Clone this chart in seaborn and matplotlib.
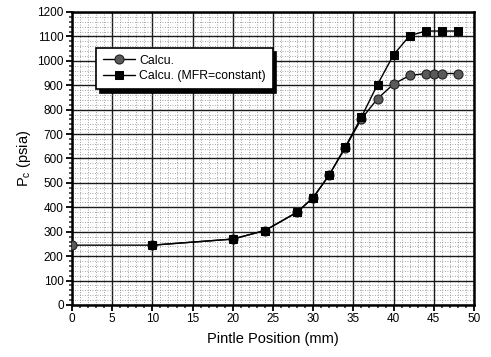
import matplotlib
matplotlib.use("Agg")
import matplotlib.pyplot as plt
from matplotlib.ticker import MultipleLocator
import pandas as pd
import seaborn as sns

# Chamber pressure vs. pintle position
calc_x = [0, 10, 20, 24, 28, 30, 32, 34, 36, 38, 40, 42, 44, 45, 46, 48]
calc_y = [245, 245, 270, 305, 380, 440, 533, 645, 762, 845, 905, 940, 948, 948, 948, 948]

mfr_x = [10, 20, 24, 28, 30, 32, 34, 36, 38, 40, 42, 44, 46, 48]
mfr_y = [245, 270, 305, 380, 440, 533, 648, 770, 903, 1025, 1103, 1122, 1122, 1122]

series_names = ["Calcu.", "Calcu. (MFR=constant)"]

calc_df = pd.DataFrame({"pos": calc_x, "pc": calc_y})
mfr_df = pd.DataFrame({"pos": mfr_x, "pc": mfr_y})

sns.set_style("ticks")
plt.rcParams["font.family"] = ["Liberation Sans", "DejaVu Sans"]
plt.rcParams["mathtext.fontset"] = "custom"
plt.rcParams["mathtext.rm"] = "Liberation Sans"
plt.rcParams["mathtext.it"] = "Liberation Sans"
plt.rcParams["text.color"] = "black"
plt.rcParams["axes.labelcolor"] = "black"

fig = plt.figure(figsize=(4.91, 3.57), dpi=100)
ax = fig.add_axes([0.1466, 0.1457, 0.8188, 0.8207])

sns.lineplot(data=calc_df, x="pos", y="pc", ax=ax, color="black", lw=1.0,
             marker="o", markersize=6.5, markerfacecolor="#5a5a5a",
             markeredgecolor="#222222", markeredgewidth=0.8,
             label=series_names[0], zorder=3)
sns.lineplot(data=mfr_df, x="pos", y="pc", ax=ax, color="black", lw=1.0,
             marker="s", markersize=6.2, markerfacecolor="black",
             markeredgecolor="black", label=series_names[1], zorder=4)

ax.set_xlim(0, 50)
ax.set_ylim(0, 1200)
ax.xaxis.set_major_locator(MultipleLocator(5))
ax.xaxis.set_minor_locator(MultipleLocator(1))
ax.yaxis.set_major_locator(MultipleLocator(100))
ax.yaxis.set_minor_locator(MultipleLocator(20))

ax.grid(which="major", color="#1a1a1a", lw=1.0, ls="-")
ax.grid(which="minor", color="#8a8a8a", lw=0.6, ls=(0, (1, 2)))
ax.set_axisbelow(True)

for s in ax.spines.values():
    s.set_linewidth(1.8)
    s.set_color("black")

ax.tick_params(which="major", direction="out", length=4, width=1.3,
               labelsize=8.5, colors="black", pad=2)
ax.tick_params(which="minor", direction="out", length=2.5, width=1.1)

ax.set_xlabel("Pintle Position (mm)", fontsize=10.5, labelpad=5)
ax.set_ylabel("P$_{\\mathrm{c}}$ (psia)", fontsize=10.5, labelpad=3)

leg = ax.legend(loc="upper left", bbox_to_anchor=(0.06, 0.877),
                borderaxespad=0, fontsize=8.8, frameon=True, fancybox=False,
                shadow={"color": "black", "alpha": 1.0, "ox": 2.5, "oy": -3},
                edgecolor="black", framealpha=1, handlelength=2.6,
                borderpad=0.55, labelspacing=0.3, handletextpad=0.4)
leg.get_frame().set_linewidth(1.2)
for t in leg.get_texts():
    t.set_color("black")

fig.savefig("out.png", dpi=100)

# # # #

- _Exercise instructions_: The material above must be printed exactly, with its pictures left out.

- _Solution to the problem_:
Clone this chart in seaborn and matplotlib.
import matplotlib
matplotlib.use("Agg")
import matplotlib.pyplot as plt
from matplotlib.ticker import MultipleLocator
import pandas as pd
import seaborn as sns

# Chamber pressure vs. pintle position
calc_x = [0, 10, 20, 24, 28, 30, 32, 34, 36, 38, 40, 42, 44, 45, 46, 48]
calc_y = [245, 245, 270, 305, 380, 440, 533, 645, 762, 845, 905, 940, 948, 948, 948, 948]

mfr_x = [10, 20, 24, 28, 30, 32, 34, 36, 38, 40, 42, 44, 46, 48]
mfr_y = [245, 270, 305, 380, 440, 533, 648, 770, 903, 1025, 1103, 1122, 1122, 1122]

series_names = ["Calcu.", "Calcu. (MFR=constant)"]

calc_df = pd.DataFrame({"pos": calc_x, "pc": calc_y})
mfr_df = pd.DataFrame({"pos": mfr_x, "pc": mfr_y})

sns.set_style("ticks")
plt.rcParams["font.family"] = ["Liberation Sans", "DejaVu Sans"]
plt.rcParams["mathtext.fontset"] = "custom"
plt.rcParams["mathtext.rm"] = "Liberation Sans"
plt.rcParams["mathtext.it"] = "Liberation Sans"
plt.rcParams["text.color"] = "black"
plt.rcParams["axes.labelcolor"] = "black"

fig = plt.figure(figsize=(4.91, 3.57), dpi=100)
ax = fig.add_axes([0.1466, 0.1457, 0.8188, 0.8207])

sns.lineplot(data=calc_df, x="pos", y="pc", ax=ax, color="black", lw=1.0,
             marker="o", markersize=6.5, markerfacecolor="#5a5a5a",
             markeredgecolor="#222222", markeredgewidth=0.8,
             label=series_names[0], zorder=3)
sns.lineplot(data=mfr_df, x="pos", y="pc", ax=ax, color="black", lw=1.0,
             marker="s", markersize=6.2, markerfacecolor="black",
             markeredgecolor="black", label=series_names[1], zorder=4)

ax.set_xlim(0, 50)
ax.set_ylim(0, 1200)
ax.xaxis.set_major_locator(MultipleLocator(5))
ax.xaxis.set_minor_locator(MultipleLocator(1))
ax.yaxis.set_major_locator(MultipleLocator(100))
ax.yaxis.set_minor_locator(MultipleLocator(20))

ax.grid(which="major", color="#1a1a1a", lw=1.0, ls="-")
ax.grid(which="minor", color="#8a8a8a", lw=0.6, ls=(0, (1, 2)))
ax.set_axisbelow(True)

for s in ax.spines.values():
    s.set_linewidth(1.8)
    s.set_color("black")

ax.tick_params(which="major", direction="out", length=4, width=1.3,
               labelsize=8.5, colors="black", pad=2)
ax.tick_params(which="minor", direction="out", length=2.5, width=1.1)

ax.set_xlabel("Pintle Position (mm)", fontsize=10.5, labelpad=5)
ax.set_ylabel("P$_{\\mathrm{c}}$ (psia)", fontsize=10.5, labelpad=3)

leg = ax.legend(loc="upper left", bbox_to_anchor=(0.06, 0.877),
                borderaxespad=0, fontsize=8.8, frameon=True, fancybox=False,
                shadow={"color": "black", "alpha": 1.0, "ox": 2.5, "oy": -3},
                edgecolor="black", framealpha=1, handlelength=2.6,
                borderpad=0.55, labelspacing=0.3, handletextpad=0.4)
leg.get_frame().set_linewidth(1.2)
for t in leg.get_texts():
    t.set_color("black")

fig.savefig("out.png", dpi=100)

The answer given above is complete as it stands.